## start
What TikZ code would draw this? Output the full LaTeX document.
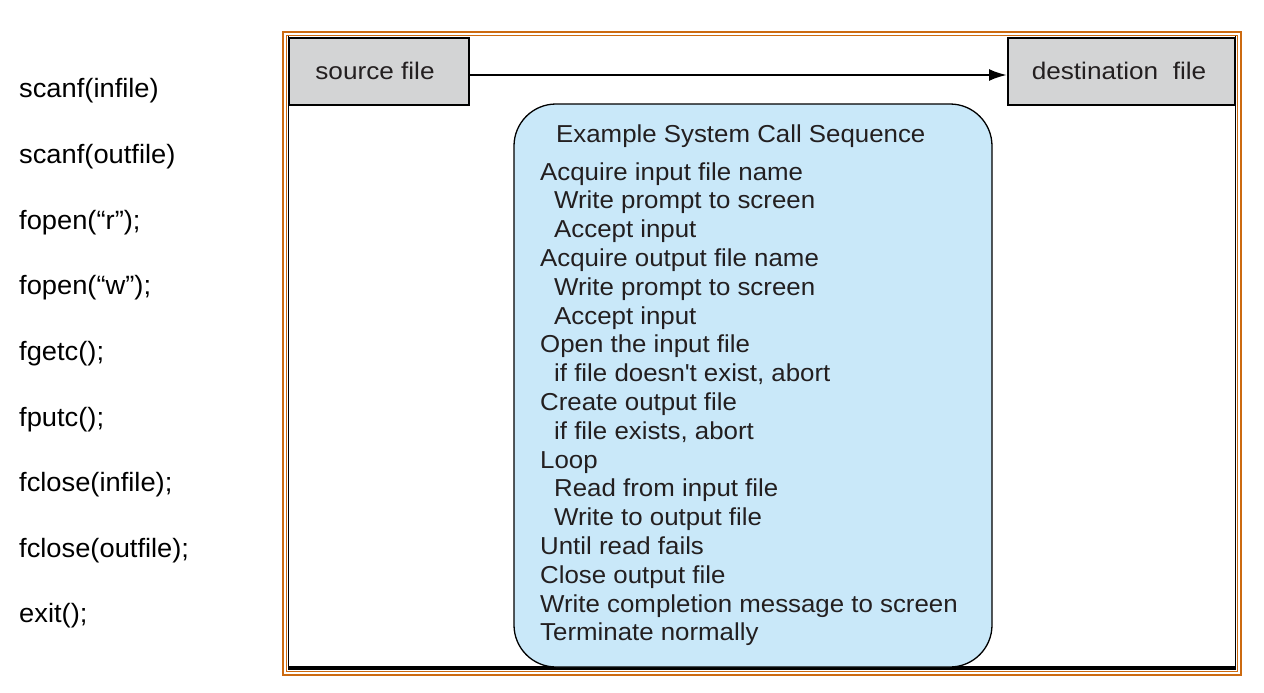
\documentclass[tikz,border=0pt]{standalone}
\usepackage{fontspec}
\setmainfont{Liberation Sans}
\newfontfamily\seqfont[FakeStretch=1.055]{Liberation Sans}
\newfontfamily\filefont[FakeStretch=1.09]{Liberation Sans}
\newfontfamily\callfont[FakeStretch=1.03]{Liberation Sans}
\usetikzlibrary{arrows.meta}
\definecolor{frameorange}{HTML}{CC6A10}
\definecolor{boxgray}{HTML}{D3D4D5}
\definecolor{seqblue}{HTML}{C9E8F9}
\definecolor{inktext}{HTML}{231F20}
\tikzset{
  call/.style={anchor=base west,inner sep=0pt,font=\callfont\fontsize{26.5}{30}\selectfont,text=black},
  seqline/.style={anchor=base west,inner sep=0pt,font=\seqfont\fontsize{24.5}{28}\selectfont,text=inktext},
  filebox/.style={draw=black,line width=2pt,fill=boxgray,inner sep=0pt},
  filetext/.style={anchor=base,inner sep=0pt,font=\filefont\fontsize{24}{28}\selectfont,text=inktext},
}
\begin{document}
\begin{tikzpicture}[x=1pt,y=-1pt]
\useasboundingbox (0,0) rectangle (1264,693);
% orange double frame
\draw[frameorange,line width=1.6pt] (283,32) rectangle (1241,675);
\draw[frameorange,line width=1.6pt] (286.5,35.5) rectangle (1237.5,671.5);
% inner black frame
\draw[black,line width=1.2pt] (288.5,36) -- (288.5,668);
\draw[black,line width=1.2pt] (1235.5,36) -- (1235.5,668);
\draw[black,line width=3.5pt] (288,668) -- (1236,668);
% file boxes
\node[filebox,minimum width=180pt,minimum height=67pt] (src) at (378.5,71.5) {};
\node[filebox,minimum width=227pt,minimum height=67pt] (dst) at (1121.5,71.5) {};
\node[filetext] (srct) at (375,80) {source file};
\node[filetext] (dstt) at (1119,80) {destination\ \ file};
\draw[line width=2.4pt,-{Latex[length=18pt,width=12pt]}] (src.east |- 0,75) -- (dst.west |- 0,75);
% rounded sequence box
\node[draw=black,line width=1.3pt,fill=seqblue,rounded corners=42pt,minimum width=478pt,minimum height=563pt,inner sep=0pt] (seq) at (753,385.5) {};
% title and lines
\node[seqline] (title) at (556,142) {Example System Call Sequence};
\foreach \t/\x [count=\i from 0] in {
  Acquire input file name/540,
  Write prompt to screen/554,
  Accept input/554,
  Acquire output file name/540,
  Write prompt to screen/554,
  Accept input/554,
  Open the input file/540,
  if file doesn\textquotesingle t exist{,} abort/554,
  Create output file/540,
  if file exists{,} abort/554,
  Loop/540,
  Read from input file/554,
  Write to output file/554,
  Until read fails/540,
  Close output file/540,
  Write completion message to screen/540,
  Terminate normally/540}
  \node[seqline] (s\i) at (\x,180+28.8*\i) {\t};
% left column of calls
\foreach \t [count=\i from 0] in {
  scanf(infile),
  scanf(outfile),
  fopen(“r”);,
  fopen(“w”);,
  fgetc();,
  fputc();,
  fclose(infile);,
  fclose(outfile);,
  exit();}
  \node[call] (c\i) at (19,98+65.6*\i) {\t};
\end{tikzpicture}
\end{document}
## end
■ GOAL OF THE EXERCISE
Copy all the data exactly as written, but skip any picture.

■ TASK ANSWER
What TikZ code would draw this? Output the full LaTeX document.
\documentclass[tikz,border=0pt]{standalone}
\usepackage{fontspec}
\setmainfont{Liberation Sans}
\newfontfamily\seqfont[FakeStretch=1.055]{Liberation Sans}
\newfontfamily\filefont[FakeStretch=1.09]{Liberation Sans}
\newfontfamily\callfont[FakeStretch=1.03]{Liberation Sans}
\usetikzlibrary{arrows.meta}
\definecolor{frameorange}{HTML}{CC6A10}
\definecolor{boxgray}{HTML}{D3D4D5}
\definecolor{seqblue}{HTML}{C9E8F9}
\definecolor{inktext}{HTML}{231F20}
\tikzset{
  call/.style={anchor=base west,inner sep=0pt,font=\callfont\fontsize{26.5}{30}\selectfont,text=black},
  seqline/.style={anchor=base west,inner sep=0pt,font=\seqfont\fontsize{24.5}{28}\selectfont,text=inktext},
  filebox/.style={draw=black,line width=2pt,fill=boxgray,inner sep=0pt},
  filetext/.style={anchor=base,inner sep=0pt,font=\filefont\fontsize{24}{28}\selectfont,text=inktext},
}
\begin{document}
\begin{tikzpicture}[x=1pt,y=-1pt]
\useasboundingbox (0,0) rectangle (1264,693);
% orange double frame
\draw[frameorange,line width=1.6pt] (283,32) rectangle (1241,675);
\draw[frameorange,line width=1.6pt] (286.5,35.5) rectangle (1237.5,671.5);
% inner black frame
\draw[black,line width=1.2pt] (288.5,36) -- (288.5,668);
\draw[black,line width=1.2pt] (1235.5,36) -- (1235.5,668);
\draw[black,line width=3.5pt] (288,668) -- (1236,668);
% file boxes
\node[filebox,minimum width=180pt,minimum height=67pt] (src) at (378.5,71.5) {};
\node[filebox,minimum width=227pt,minimum height=67pt] (dst) at (1121.5,71.5) {};
\node[filetext] (srct) at (375,80) {source file};
\node[filetext] (dstt) at (1119,80) {destination\ \ file};
\draw[line width=2.4pt,-{Latex[length=18pt,width=12pt]}] (src.east |- 0,75) -- (dst.west |- 0,75);
% rounded sequence box
\node[draw=black,line width=1.3pt,fill=seqblue,rounded corners=42pt,minimum width=478pt,minimum height=563pt,inner sep=0pt] (seq) at (753,385.5) {};
% title and lines
\node[seqline] (title) at (556,142) {Example System Call Sequence};
\foreach \t/\x [count=\i from 0] in {
  Acquire input file name/540,
  Write prompt to screen/554,
  Accept input/554,
  Acquire output file name/540,
  Write prompt to screen/554,
  Accept input/554,
  Open the input file/540,
  if file doesn\textquotesingle t exist{,} abort/554,
  Create output file/540,
  if file exists{,} abort/554,
  Loop/540,
  Read from input file/554,
  Write to output file/554,
  Until read fails/540,
  Close output file/540,
  Write completion message to screen/540,
  Terminate normally/540}
  \node[seqline] (s\i) at (\x,180+28.8*\i) {\t};
% left column of calls
\foreach \t [count=\i from 0] in {
  scanf(infile),
  scanf(outfile),
  fopen(“r”);,
  fopen(“w”);,
  fgetc();,
  fputc();,
  fclose(infile);,
  fclose(outfile);,
  exit();}
  \node[call] (c\i) at (19,98+65.6*\i) {\t};
\end{tikzpicture}
\end{document}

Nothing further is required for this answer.